Stated task
Write every line out verbatim and omit the pictures.

--- START OF Stored data ---

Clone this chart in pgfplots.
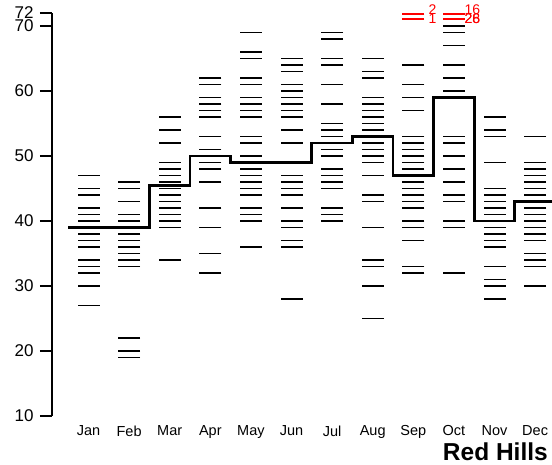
\documentclass[border=0pt]{standalone}
\usepackage{pgfplots}
\pgfplotsset{compat=1.18}
\usepackage{pgfplotstable}
\usepackage{fontspec}
\setmainfont{Liberation Sans}

% month index, value
\pgfplotstableread{
m v
1 47
1 45
1 44
1 42
1 41
1 40
1 38
1 37
1 36
1 34
1 33
1 32
1 30
1 27
2 46
2 45
2 43
2 41
2 40
2 38
2 37
2 36
2 35
2 34
2 33
2 22
2 20
2 19
3 56
3 54
3 52
3 49
3 48
3 47
3 46
3 45
3 44
3 43
3 42
3 41
3 40
3 39
3 34
4 62
4 61
4 59
4 58
4 57
4 56
4 53
4 51
4 49
4 48
4 46
4 42
4 39
4 35
4 32
5 69
5 66
5 65
5 62
5 61
5 59
5 58
5 57
5 56
5 53
5 52
5 50
5 48
5 47
5 46
5 45
5 44
5 42
5 41
5 40
5 36
6 65
6 64
6 63
6 61
6 60
6 59
6 58
6 57
6 56
6 54
6 52
6 47
6 46
6 45
6 44
6 42
6 40
6 39
6 37
6 36
6 28
7 69
7 68
7 65
7 64
7 61
7 58
7 55
7 54
7 53
7 51
7 50
7 48
7 47
7 46
7 45
7 42
7 41
7 40
8 65
8 63
8 62
8 59
8 58
8 57
8 56
8 55
8 54
8 52
8 51
8 50
8 49
8 47
8 44
8 43
8 39
8 34
8 33
8 30
8 25
9 64
9 61
9 59
9 57
9 53
9 52
9 51
9 50
9 49
9 48
9 46
9 45
9 44
9 43
9 42
9 40
9 39
9 37
9 33
9 32
10 70
10 69
10 67
10 64
10 62
10 60
10 53
10 52
10 50
10 48
10 46
10 44
10 43
10 40
10 39
10 32
11 56
11 54
11 53
11 49
11 45
11 44
11 43
11 42
11 41
11 39
11 38
11 37
11 36
11 33
11 31
11 30
11 28
12 53
12 49
12 48
12 47
12 46
12 45
12 44
12 42
12 41
12 40
12 39
12 38
12 37
12 35
12 34
12 33
12 30
}\dashdata

\begin{document}
\begin{tikzpicture}
\useasboundingbox (0,0) rectangle (552pt,464pt);
\begin{axis}[
  at={(52pt,48pt)}, anchor=south west,
  scale only axis, width=500pt, height=403pt,
  xmin=0.101, xmax=12.416, ymin=10, ymax=72,
  axis lines*=left,
  x axis line style={draw=none},
  y axis line style={line width=1.8pt},
  xtick={1,...,12},
  xticklabels={Jan,Feb,Mar,Apr,May,Jun,Jul,Aug,Sep,Oct,Nov,Dec},
  xtick style={draw=none},
  ytick={10,20,30,40,50,60,70,72},
  ytick style={line width=1.6pt, black},
  major tick length=12pt,
  tick align=outside,
  /pgf/number format/assume math mode=true,
  yticklabel style={font=\fontsize{17}{17}\selectfont, xshift=-3pt},
  xticklabel style={font=\fontsize{14.5}{14.5}\selectfont, yshift=6pt},
  clip=false,
]
\addplot[only marks, mark=-, mark size=11pt, black, mark options={line width=1.9pt}]
  table[x=m, y=v] {\dashdata};
\addplot[const plot, line width=2.8pt, black] coordinates {
  (0.5,39) (1.5,39) (2.5,45.5) (3.5,50) (4.5,49) (5.5,49) (6.5,52)
  (7.5,53) (8.5,47) (9.5,59) (10.5,40) (11.5,43) (12.416,43)};
% off-scale values in red
\addplot[only marks, mark=-, mark size=11pt, red, mark options={line width=1.6pt},
  point meta=explicit symbolic, nodes near coords,
  nodes near coords style={anchor=west, inner sep=0pt, xshift=14.5pt, yshift=4pt,
    text=red, font=\fontsize{14}{14}\selectfont}]
  table[meta=l, row sep=\\] {x y l\\ 9 71.86 2\\};
\addplot[only marks, mark=-, mark size=11pt, red, mark options={line width=1.6pt},
  point meta=explicit symbolic, nodes near coords,
  nodes near coords style={anchor=west, inner sep=0pt, xshift=14.5pt,
    text=red, font=\fontsize{14}{14}\selectfont}]
  table[meta=l, row sep=\\] {x y l\\ 9 71.09 1\\};
\addplot[only marks, mark=-, mark size=11pt, red, mark options={line width=1.6pt},
  point meta=explicit symbolic, nodes near coords,
  nodes near coords style={anchor=west, inner sep=0pt, xshift=10pt, yshift=4pt,
    text=red, font=\fontsize{14}{14}\selectfont}]
  table[meta=l, row sep=\\] {x y l\\ 10 71.86 16\\};
\addplot[only marks, mark=-, mark size=11pt, red, mark options={line width=1.6pt},
  point meta=explicit symbolic, nodes near coords,
  nodes near coords style={anchor=west, inner sep=0pt, xshift=10pt,
    text=red, font=\fontsize{14}{14}\selectfont}]
  table[meta=l, row sep=\\] {x y l\\ 10 71.09 26\\ 10 71.09 28\\};
\end{axis}
\node[anchor=base east, inner sep=0pt, font=\bfseries\fontsize{24.5}{24.5}\selectfont] at (548pt,4pt) {Red Hills};
\end{tikzpicture}
\end{document}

--- END OF Stored data ---

Written response
Clone this chart in pgfplots.
\documentclass[border=0pt]{standalone}
\usepackage{pgfplots}
\pgfplotsset{compat=1.18}
\usepackage{pgfplotstable}
\usepackage{fontspec}
\setmainfont{Liberation Sans}

% month index, value
\pgfplotstableread{
m v
1 47
1 45
1 44
1 42
1 41
1 40
1 38
1 37
1 36
1 34
1 33
1 32
1 30
1 27
2 46
2 45
2 43
2 41
2 40
2 38
2 37
2 36
2 35
2 34
2 33
2 22
2 20
2 19
3 56
3 54
3 52
3 49
3 48
3 47
3 46
3 45
3 44
3 43
3 42
3 41
3 40
3 39
3 34
4 62
4 61
4 59
4 58
4 57
4 56
4 53
4 51
4 49
4 48
4 46
4 42
4 39
4 35
4 32
5 69
5 66
5 65
5 62
5 61
5 59
5 58
5 57
5 56
5 53
5 52
5 50
5 48
5 47
5 46
5 45
5 44
5 42
5 41
5 40
5 36
6 65
6 64
6 63
6 61
6 60
6 59
6 58
6 57
6 56
6 54
6 52
6 47
6 46
6 45
6 44
6 42
6 40
6 39
6 37
6 36
6 28
7 69
7 68
7 65
7 64
7 61
7 58
7 55
7 54
7 53
7 51
7 50
7 48
7 47
7 46
7 45
7 42
7 41
7 40
8 65
8 63
8 62
8 59
8 58
8 57
8 56
8 55
8 54
8 52
8 51
8 50
8 49
8 47
8 44
8 43
8 39
8 34
8 33
8 30
8 25
9 64
9 61
9 59
9 57
9 53
9 52
9 51
9 50
9 49
9 48
9 46
9 45
9 44
9 43
9 42
9 40
9 39
9 37
9 33
9 32
10 70
10 69
10 67
10 64
10 62
10 60
10 53
10 52
10 50
10 48
10 46
10 44
10 43
10 40
10 39
10 32
11 56
11 54
11 53
11 49
11 45
11 44
11 43
11 42
11 41
11 39
11 38
11 37
11 36
11 33
11 31
11 30
11 28
12 53
12 49
12 48
12 47
12 46
12 45
12 44
12 42
12 41
12 40
12 39
12 38
12 37
12 35
12 34
12 33
12 30
}\dashdata

\begin{document}
\begin{tikzpicture}
\useasboundingbox (0,0) rectangle (552pt,464pt);
\begin{axis}[
  at={(52pt,48pt)}, anchor=south west,
  scale only axis, width=500pt, height=403pt,
  xmin=0.101, xmax=12.416, ymin=10, ymax=72,
  axis lines*=left,
  x axis line style={draw=none},
  y axis line style={line width=1.8pt},
  xtick={1,...,12},
  xticklabels={Jan,Feb,Mar,Apr,May,Jun,Jul,Aug,Sep,Oct,Nov,Dec},
  xtick style={draw=none},
  ytick={10,20,30,40,50,60,70,72},
  ytick style={line width=1.6pt, black},
  major tick length=12pt,
  tick align=outside,
  /pgf/number format/assume math mode=true,
  yticklabel style={font=\fontsize{17}{17}\selectfont, xshift=-3pt},
  xticklabel style={font=\fontsize{14.5}{14.5}\selectfont, yshift=6pt},
  clip=false,
]
\addplot[only marks, mark=-, mark size=11pt, black, mark options={line width=1.9pt}]
  table[x=m, y=v] {\dashdata};
\addplot[const plot, line width=2.8pt, black] coordinates {
  (0.5,39) (1.5,39) (2.5,45.5) (3.5,50) (4.5,49) (5.5,49) (6.5,52)
  (7.5,53) (8.5,47) (9.5,59) (10.5,40) (11.5,43) (12.416,43)};
% off-scale values in red
\addplot[only marks, mark=-, mark size=11pt, red, mark options={line width=1.6pt},
  point meta=explicit symbolic, nodes near coords,
  nodes near coords style={anchor=west, inner sep=0pt, xshift=14.5pt, yshift=4pt,
    text=red, font=\fontsize{14}{14}\selectfont}]
  table[meta=l, row sep=\\] {x y l\\ 9 71.86 2\\};
\addplot[only marks, mark=-, mark size=11pt, red, mark options={line width=1.6pt},
  point meta=explicit symbolic, nodes near coords,
  nodes near coords style={anchor=west, inner sep=0pt, xshift=14.5pt,
    text=red, font=\fontsize{14}{14}\selectfont}]
  table[meta=l, row sep=\\] {x y l\\ 9 71.09 1\\};
\addplot[only marks, mark=-, mark size=11pt, red, mark options={line width=1.6pt},
  point meta=explicit symbolic, nodes near coords,
  nodes near coords style={anchor=west, inner sep=0pt, xshift=10pt, yshift=4pt,
    text=red, font=\fontsize{14}{14}\selectfont}]
  table[meta=l, row sep=\\] {x y l\\ 10 71.86 16\\};
\addplot[only marks, mark=-, mark size=11pt, red, mark options={line width=1.6pt},
  point meta=explicit symbolic, nodes near coords,
  nodes near coords style={anchor=west, inner sep=0pt, xshift=10pt,
    text=red, font=\fontsize{14}{14}\selectfont}]
  table[meta=l, row sep=\\] {x y l\\ 10 71.09 26\\ 10 71.09 28\\};
\end{axis}
\node[anchor=base east, inner sep=0pt, font=\bfseries\fontsize{24.5}{24.5}\selectfont] at (548pt,4pt) {Red Hills};
\end{tikzpicture}
\end{document}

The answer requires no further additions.